And so we come to the end. 48 hours from now, all that can be done, we will have done. And then it’s just the waiting. The only question is what is the result and how long will it take.
A quick result is at least decisive. If it’s obvious for him, then we know what we are as a nation, and it will be time to reckon with spending the rest of our lives fighting a rearguard action against the United States of White Alabama. Which, at least you know. Or she wins decisively enough to call it by Wednesday morning, at which point it’s just about snuffing the dirty tricks as quickly as possible and not letting the enemy do what they tried last time.
If it wears on, that’s bad. Either we slowly bleed to death, or we win but the enemy has a foundation for another four years of saying they were cheated, of saying things were rigged, as if a complicit media didn’t sanewash a decompensating bigot for years and fly interference for the same things they hyped up to force Biden out of the block. And the longer it wears on, the more likely a rigged system tips against us – the House refuses to elect a speaker to create chaos, or the Supreme Court interferes to pick their preferred candidate for the second time in a quarter century. Either way, every day this wears on is bad news.

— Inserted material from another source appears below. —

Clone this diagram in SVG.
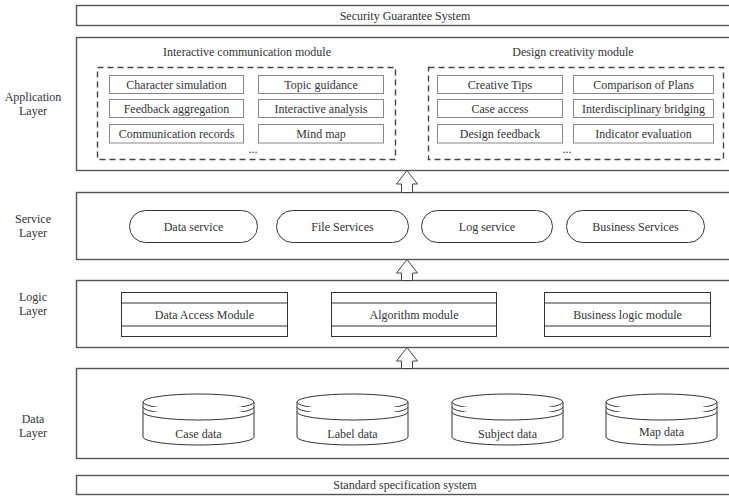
<svg xmlns="http://www.w3.org/2000/svg" width="729" height="496" viewBox="0 0 729 496" font-family="'Liberation Serif', 'DejaVu Serif', serif">
<style>
text{font-family:'Liberation Serif','DejaVu Serif',serif;fill:#333;text-anchor:middle}
.t{font-size:12px}
.s{font-size:12px}
.lab{font-size:12px}
.outer{fill:#fff;stroke:#555;stroke-width:1.4}
.dash{fill:none;stroke:#444;stroke-width:1.4;stroke-dasharray:6 4}
.inner{fill:#fff;stroke:#888;stroke-width:1}
.shape{fill:#fff;stroke:#333;stroke-width:1}
.arrow{fill:#fff;stroke:#444;stroke-width:1}
</style>
<rect width="729" height="496" fill="#fff"/>
<g id="layer-labels">
<text class="lab" x="33" y="101">Application</text><text class="lab" x="33" y="115">Layer</text>
<text class="lab" x="33" y="223">Service</text><text class="lab" x="33" y="237">Layer</text>
<text class="lab" x="33" y="301">Logic</text><text class="lab" x="33" y="315">Layer</text>
<text class="lab" x="33" y="423">Data</text><text class="lab" x="33" y="437">Layer</text>
</g>
<g id="security">
<rect class="outer" x="76.5" y="5.5" width="660" height="20"/>
<text class="t" x="405" y="19.5">Security Guarantee System</text>
</g>
<g id="application-layer">
<rect class="outer" x="76.5" y="37.5" width="660" height="133"/>
<g id="interactive-communication-module">
<text class="t" x="247" y="56">Interactive communication module</text>
<rect class="dash" x="97.5" y="67.5" width="298" height="92"/>
<rect class="inner" x="109.5" y="75.5" width="134" height="18"/><text class="t" x="176.5" y="88.5">Character simulation</text>
<rect class="inner" x="258.5" y="75.5" width="125" height="18"/><text class="t" x="321" y="88.5">Topic guidance</text>
<rect class="inner" x="109.5" y="99.5" width="134" height="18"/><text class="t" x="176.5" y="112.5">Feedback aggregation</text>
<rect class="inner" x="258.5" y="99.5" width="125" height="18"/><text class="t" x="321" y="112.5">Interactive analysis</text>
<rect class="inner" x="109.5" y="124.5" width="134" height="18.5"/><text class="t" x="176.5" y="137.5">Communication records</text>
<rect class="inner" x="258.5" y="124.5" width="125" height="18.5"/><text class="t" x="321" y="137.5">Mind map</text>
<text class="t" x="253" y="153">...</text>
</g>
<g id="design-creativity-module">
<text class="t" x="573" y="56">Design creativity module</text>
<rect class="dash" x="428.5" y="67.5" width="295" height="92"/>
<rect class="inner" x="437.5" y="75.5" width="125" height="18"/><text class="t" x="500" y="88.5">Creative Tips</text>
<rect class="inner" x="573.5" y="75.5" width="140" height="18"/><text class="t" x="643.5" y="88.5">Comparison of Plans</text>
<rect class="inner" x="437.5" y="99.5" width="125" height="18"/><text class="t" x="500" y="112.5">Case access</text>
<rect class="inner" x="573.5" y="99.5" width="140" height="18"/><text class="t" x="643.5" y="112.5">Interdisciplinary bridging</text>
<rect class="inner" x="437.5" y="124.5" width="125" height="18.5"/><text class="t" x="500" y="137.5">Design feedback</text>
<rect class="inner" x="573.5" y="124.5" width="140" height="18.5"/><text class="t" x="643.5" y="137.5">Indicator evaluation</text>
<text class="t" x="567" y="153">...</text>
</g>
</g>
<g id="service-layer">
<rect class="outer" x="76.5" y="192.5" width="660" height="67"/>
<g id="data-service"><rect class="shape" x="129.5" y="210.5" width="128" height="32" rx="16"/><text class="s" x="193.5" y="230.5">Data service</text></g>
<g id="file-services"><rect class="shape" x="276.5" y="210.5" width="132" height="32" rx="16"/><text class="s" x="342.5" y="230.5">File Services</text></g>
<g id="log-service"><rect class="shape" x="421.5" y="210.5" width="131" height="32" rx="16"/><text class="s" x="487" y="230.5">Log service</text></g>
<g id="business-services"><rect class="shape" x="566.5" y="210.5" width="138" height="32" rx="16"/><text class="s" x="635.5" y="230.5">Business Services</text></g>
</g>
<g id="logic-layer">
<rect class="outer" x="76.5" y="280.5" width="660" height="67"/>
<g id="data-access-module"><rect class="shape" x="121.5" y="292.5" width="166" height="44"/><line class="shape" x1="121.5" y1="303" x2="287.5" y2="303"/><line class="shape" x1="121.5" y1="326" x2="287.5" y2="326"/><text class="s" x="204.5" y="319">Data Access Module</text></g>
<g id="algorithm-module"><rect class="shape" x="331.5" y="292.5" width="165" height="44"/><line class="shape" x1="331.5" y1="303" x2="496.5" y2="303"/><line class="shape" x1="331.5" y1="326" x2="496.5" y2="326"/><text class="s" x="414" y="319">Algorithm module</text></g>
<g id="business-logic-module"><rect class="shape" x="544.5" y="292.5" width="166" height="44"/><line class="shape" x1="544.5" y1="303" x2="710.5" y2="303"/><line class="shape" x1="544.5" y1="326" x2="710.5" y2="326"/><text class="s" x="627.5" y="319">Business logic module</text></g>
</g>
<defs>
<g id="cyl">
<path class="shape" d="M-55.5 0 V35 A55.5 8 0 0 0 55.5 35 V0"/>
<ellipse class="shape" cx="0" cy="0" rx="55.5" ry="8"/>
<path class="shape" fill="none" d="M-55.5 5 A55.5 8 0 0 0 55.5 5"/>
<path class="shape" fill="none" d="M-55.5 10 A55.5 8 0 0 0 55.5 10"/>
</g>
</defs>
<g id="data-layer">
<rect class="outer" x="76.5" y="368.5" width="660" height="90"/>
<g id="case-data"><use href="#cyl" x="198.5" y="402"/><text class="s" x="198.5" y="438">Case data</text></g>
<g id="label-data"><use href="#cyl" x="352.5" y="402"/><text class="s" x="352.5" y="438">Label data</text></g>
<g id="subject-data"><use href="#cyl" x="507.5" y="402"/><text class="s" x="507.5" y="438">Subject data</text></g>
<g id="map-data"><use href="#cyl" x="661.5" y="402"/><text class="s" x="661.5" y="436">Map data</text></g>
</g>
<g id="standard">
<rect class="outer" x="76.5" y="475.5" width="660" height="19"/>
<text class="t" x="405" y="489">Standard specification system</text>
</g>
<g id="connectors">
<polygon class="arrow" points="407,170.5 396.5,184 401.5,184 401.5,192.5 412.5,192.5 412.5,184 417.5,184"/>
<polygon class="arrow" points="407,259.5 396.5,273 401.5,273 401.5,280.5 412.5,280.5 412.5,273 417.5,273"/>
<polygon class="arrow" points="407,347.5 396.5,361 401.5,361 401.5,368.5 412.5,368.5 412.5,361 417.5,361"/>
</g>
</svg>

It should never have come to this. The time to stomp it out was in 2000, when the SCOTUS gave victory to the side that didn’t have the most votes, and we just let that go. The time to stomp it out was 2009, when Republicans laundered themselves into the Tea Party and mainstreamed bigotry as “economic anxiety.” The time to stomp it out was 2016, when Mitch McConnell tore up every last unwritten rule to steal a Supreme Court seat while the Republican Party rolled over for a reality-TV carnival freak. The time to stomp it out was 2021, when there was broken furniture in the Capitol and blood on the steps and Republicans were still willing to admit violent interference with the political process was wrong.
But now? Now we go with what we have. I have never been that positive about the impact of the gender gap, if only because I grew up in a place and culture where the Ladies Against Women could be counted on to be a bulwark against feminism and their own primacy. But if you believe Ann Selzer in Iowa, and extrapolate from there, a whole lot of women – especially those who were alive to see abortion legalized and no-fault divorce granted them and the power to obtain credit in their own names – have seen that the Trumpists can and will take away rights they thought were secure forever. And they have put away everything from their Tabs and Virginia Slims to their TikTok and Stanley mugs to stand in line for hours, to call and text and ballot-cure and doorstep and do what is necessary to defend the radical proposition that women are people.
And on paper, that might be enough. Women vote in higher numbers, and women prefer Harris more than men prefer Trump, and that might be enough to get the job done. Because the more decisive the rejection of Donald John Trump and all his pomps and works and empty promises, the harder we kick this senile bag of racist goo into the swamps from which he crawled, the sooner we can move forward. We can never go back to the way things were. We never should. We go forward. Always.
And that’s the thing: she hasn’t really put a foot wrong. For someone who rode in during July who was only half-expecting this could happen, her campaign has run a tight ship, messaged well, conveyed the signal that you can have life without the main character drama of an egomaniac, that you can have a woman of color in the White House without drama. (Which is not true, through no fault of her own. All the misogyny against Hillary harnessed to all the racism against Obama will combined to form Redneck Voltron for the next four years if she wins. This is not her fault and anyone who employs it should be called on it, not least the New York Times and CNN and the Washington Post and everyone else who trips over themselves to make Phony Stark and JD Vance seem like they represent a mainstream valid opinion.) She has been capable, competent, empathetic and just plain normal and nice, and if thats not good enough for America, that’s a reflection on America, not her.
I wish I could trust my gut. I wish I could trust the American public. But only a truly mentally defective individual would do either in 2024.
We’re about to find out if God really watches over old drunks, little children and the United States of America.